I think there is one more lesson to be learned from the experience of Polish Solidarity. There are many young Belarusians who, unfortunately, live in exile, so I advise you to be active, protest, organize, but also develop as specialists in various fields. Your country will need engineers, businessmen, professional politicians, scientists, etc. Start arguing now. Even if you don't see any success in the near future, it's still good to start a discussion today. What do you want to achieve? What will a democratic Belarus look like? There are many opposition lawyers in Belarus. Start preparing decisions for the future, legal acts, and so on.

Another mistake was that Solidarity did not understand unity well. Their concept of unity is one organization and one leadership. They even accused others of acting against the main goal because, without unity, there can be no success. Of course, this is right, you need to unite but in diversity. There is nothing wrong with more conservative or more progressive groups. You need to be united on a few basic things, such as democracy, but there should be different views on Belarus after the fall of the regime, this is absolutely normal. The expectation of complete unity is dangerous and has caused many problems since 1989.
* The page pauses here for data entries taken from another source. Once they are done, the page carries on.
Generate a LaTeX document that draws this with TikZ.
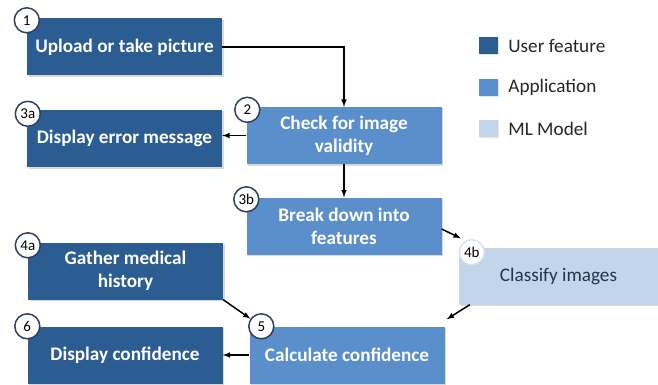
\documentclass[tikz,border=0pt]{standalone}
\usepackage{fontspec}
\setmainfont{Carlito}
\usepackage{tikz}
\usetikzlibrary{calc,shadows}

\definecolor{userblue}{HTML}{2B5C92}
\definecolor{appblue}{HTML}{5B8FCB}
\definecolor{mlblue}{HTML}{C2D5EB}
\definecolor{ringgray}{HTML}{2F4160}
\definecolor{mltext}{HTML}{22344F}

\begin{document}
\begin{tikzpicture}[x=1pt, y=-1pt, >=latex,
  box/.style={minimum width=195pt, minimum height=57pt, align=center, inner sep=2pt,
    text=white, font=\bfseries\fontsize{19.2}{23}\selectfont,
    drop shadow={opacity=0.3, shadow xshift=1.5pt, shadow yshift=-1.5pt}},
  user/.style={box, fill=userblue},
  app/.style={box, fill=appblue},
  ml/.style={box, fill=mlblue, text=mltext, font=\fontsize{19.2}{23}\selectfont},
  num/.style={circle, draw=ringgray, line width=1.5pt, fill=white, minimum size=25pt,
    inner sep=0pt, font=\fontsize{15}{15}\selectfont},
  key/.style={minimum width=19pt, minimum height=17pt, inner sep=0pt,
    drop shadow={opacity=0.2, shadow xshift=1pt, shadow yshift=-1pt}},
  keytext/.style={anchor=west, inner sep=0pt, text=black!85, font=\fontsize{19.2}{23}\selectfont},
  flow/.style={->, line width=1.5pt}]
\useasboundingbox (0,0) rectangle (658,385);

% steps
\node[user] (up)  at (124.5,47)   {Upload or take picture};
\node[user] (err) at (124.5,138.5) {Display error message};
\node[app]  (chk) at (344,135.5)  {Check for image\\validity};
\node[app]  (brk) at (344,226)    {Break down into\\features};
\node[user] (gat) at (125.5,271)  {Gather medical\\history};
\node[ml, minimum width=199pt] (clf) at (558.5,276) {Classify images};
\node[user] (dsp) at (125,355)    {Display confidence};
\node[app]  (cal) at (347,355)    {Calculate confidence};

% step numbers
\node[num] (n1)  at ($(up.north west)+(0,2)$)  {1};
\node[num] (n3a) at ($(err.north west)+(1,4)$) {3a};
\node[num] (n2)  at ($(chk.north west)+(1,3)$) {2};
\node[num] (n3b) at ($(brk.north west)+(0,2)$) {3b};
\node[num] (n4a) at ($(gat.north west)+(0,3)$) {4a};
\node[num, draw=mlblue!70] (n4b) at ($(clf.north west)+(13,5)$) {4b};
\node[num] (n6)  at (dsp.north west) {6};
\node[num] (n5)  at ($(cal.north west)+(12,0)$) {5};

% arrows
\draw[flow] (up.east) -| (chk.north);
\draw[flow] (chk.west) -- (chk.west -| err.east);
\draw[flow] (chk.south) -- (brk.north);
\draw[flow] ($(brk.east)+(0,3)$) -- ($(clf.north west)+(2,-9)$);
\draw[flow] (gat.south east) -- (n5);
\draw[flow] ($(clf.south west)+(11,0)$) -- ($(cal.north east)+(2,-7)$);
\draw[flow] (cal.west) -- (dsp.east);

% legend
\node[key, fill=userblue] (k1) at (488.5,45.5)  {};
\node[key, fill=appblue]  (k2) at (488.5,87.5)  {};
\node[key, fill=mlblue]   (k3) at (488.5,128.5) {};
\node[keytext] (t1) at ($(k1.east)+(10,0)$) {User feature};
\node[keytext] (t2) at ($(k2.east)+(10,0)$) {Application};
\node[keytext] (t3) at ($(k3.east)+(10,0)$) {ML Model};
\end{tikzpicture}
\end{document}
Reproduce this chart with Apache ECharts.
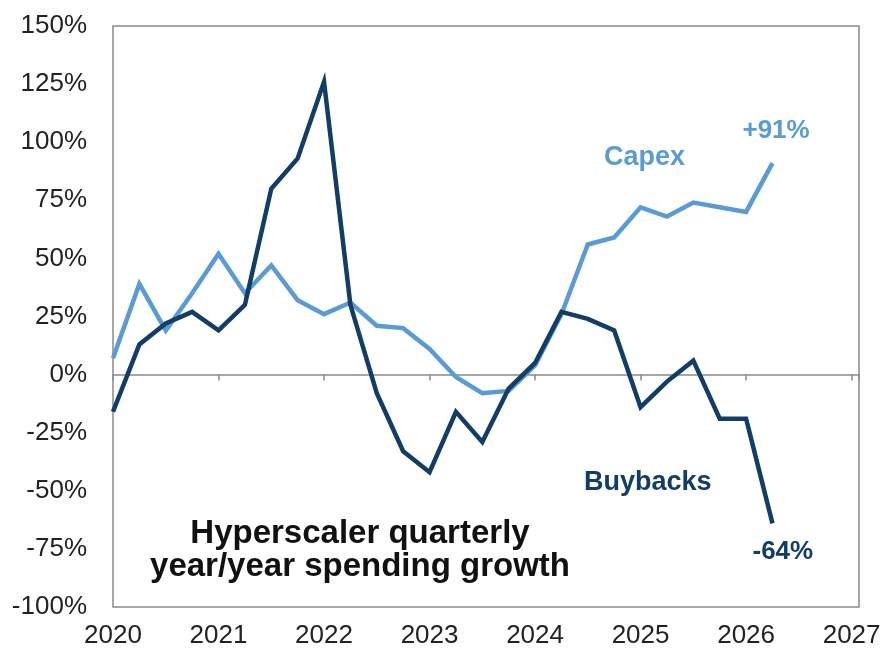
<!DOCTYPE html>
<html>
<head>
<meta charset="utf-8">
<script src="https://cdn.jsdelivr.net/npm/echarts@6/dist/echarts.min.js"></script>
<style>
  html, body { margin: 0; padding: 0; background: #fff; }
  #chart { width: 887px; height: 650px; }
</style>
</head>
<body>
<div id="chart"></div>
<script>
// Quarterly year/year growth, first quarter of 2020 through first half of 2026
const quarters = [
  2020.00, 2020.25, 2020.50, 2020.75,
  2021.00, 2021.25, 2021.50, 2021.75,
  2022.00, 2022.25, 2022.50, 2022.75,
  2023.00, 2023.25, 2023.50, 2023.75,
  2024.00, 2024.25, 2024.50, 2024.75,
  2025.00, 2025.25, 2025.50, 2025.75,
  2026.00, 2026.25
];
const capex = [
  7, 39, 19, 35,
  52, 35, 47, 32,
  26, 31, 21, 20,
  11, -1, -8, -7,
  4, 26, 56, 59,
  72, 68, 74, 72,
  70, 91
];
const buybacks = [
  -16, 13, 22, 27,
  19, 30, 80, 93,
  126, 30, -8, -33,
  -42, -16, -29, -6,
  5, 27, 24, 19,
  -14, -3, 6, -19,
  -19, -64
];
const yearTicks = [2020, 2021, 2022, 2023, 2024, 2025, 2026, 2027];

const CAPEX_COLOR = '#5B9BD5';
const BUYBACK_COLOR = '#123D66';
const FONT = '"Liberation Sans", Arial, sans-serif';

function pairs(values) {
  return values.map((v, i) => [quarters[i], v]);
}
function pct(v) {
  return (v > 0 ? '+' : '') + v + '%';
}

const chart = echarts.init(document.getElementById('chart'));
chart.setOption({
  animation: false,
  backgroundColor: '#ffffff',
  grid: {
    left: 113, right: 28, top: 26, bottom: 43,
    show: true, borderColor: '#8a8a8a', borderWidth: 1.5,
    containLabel: false
  },
  xAxis: [
    {
      type: 'value', min: yearTicks[0], max: 2027.07, interval: 1,
      position: 'bottom',
      axisLine: { show: false, onZero: false },
      axisTick: { show: false },
      splitLine: { show: false },
      axisLabel: {
        fontFamily: FONT, fontSize: 26, color: '#222', margin: 16,
        formatter: v => (yearTicks.indexOf(v) >= 0 ? String(v) : '')
      }
    },
    {
      // zero line with year ticks
      type: 'value', min: yearTicks[0], max: 2027.07, interval: 1,
      position: 'bottom',
      axisLine: { show: true, onZero: true, lineStyle: { color: '#8a8a8a', width: 1.5 } },
      axisTick: { show: true, inside: false, length: 6, lineStyle: { color: '#8a8a8a', width: 1.5 } },
      axisLabel: { show: false },
      splitLine: { show: false }
    }
  ],
  yAxis: {
    type: 'value', min: -100, max: 150, interval: 25,
    axisLine: { show: false },
    axisTick: { show: false },
    splitLine: { show: false },
    axisLabel: {
      fontFamily: FONT, fontSize: 26, color: '#222', margin: 26,
      formatter: v => v + '%'
    }
  },
  series: [
    {
      name: 'Capex', type: 'line', xAxisIndex: 0,
      data: pairs(capex),
      showSymbol: false, symbol: 'none',
      lineStyle: { color: CAPEX_COLOR, width: 4.5, join: 'miter' },
      itemStyle: { color: CAPEX_COLOR },
      endLabel: {
        show: true, distance: 0, offset: [-30, -32],
        fontFamily: FONT, fontSize: 26, fontWeight: 'bold', color: CAPEX_COLOR,
        formatter: p => pct(p.value[1])
      },
      z: 3
    },
    {
      name: 'Buybacks', type: 'line', xAxisIndex: 0,
      data: pairs(buybacks),
      showSymbol: false, symbol: 'none',
      lineStyle: { color: BUYBACK_COLOR, width: 4.5, join: 'miter' },
      itemStyle: { color: BUYBACK_COLOR },
      endLabel: {
        show: true, distance: 0, offset: [-20, 28],
        fontFamily: FONT, fontSize: 26, fontWeight: 'bold', color: BUYBACK_COLOR,
        formatter: p => pct(p.value[1])
      },
      z: 4
    }
  ],
  graphic: [
    {
      type: 'text', left: 604, top: 144,
      style: { text: 'Capex', fontFamily: FONT, fontSize: 27, fontWeight: 'bold', fill: CAPEX_COLOR }
    },
    {
      type: 'text', left: 584, top: 469,
      style: { text: 'Buybacks', fontFamily: FONT, fontSize: 27, fontWeight: 'bold', fill: BUYBACK_COLOR }
    },
    {
      type: 'text', x: 360, y: 517,
      style: {
        text: 'Hyperscaler quarterly\nyear/year spending growth',
        fontFamily: FONT, fontSize: 33, fontWeight: 'bold', fill: '#111',
        align: 'center', verticalAlign: 'top', lineHeight: 33
      }
    }
  ]
});
</script>
</body>
</html>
We only discussed the history of Solidarity, I am also an expert in other areas of history. We have been researching the communist intelligence services for 20-25 years. Archives are open in Poland, Czech Republic, Slovakia, and other countries. The Belarusian KGB is a secret service of the Soviet type. Now the KGB has different technical equipment, but it is the same way of thinking and organizing things.

I think it would be good for Belarusians to prepare and study such literature, to see how the special services worked in communist times. I am sure that the methods have a lot in common. Sometimes people forget that there is a way to look into their minds and methods of work.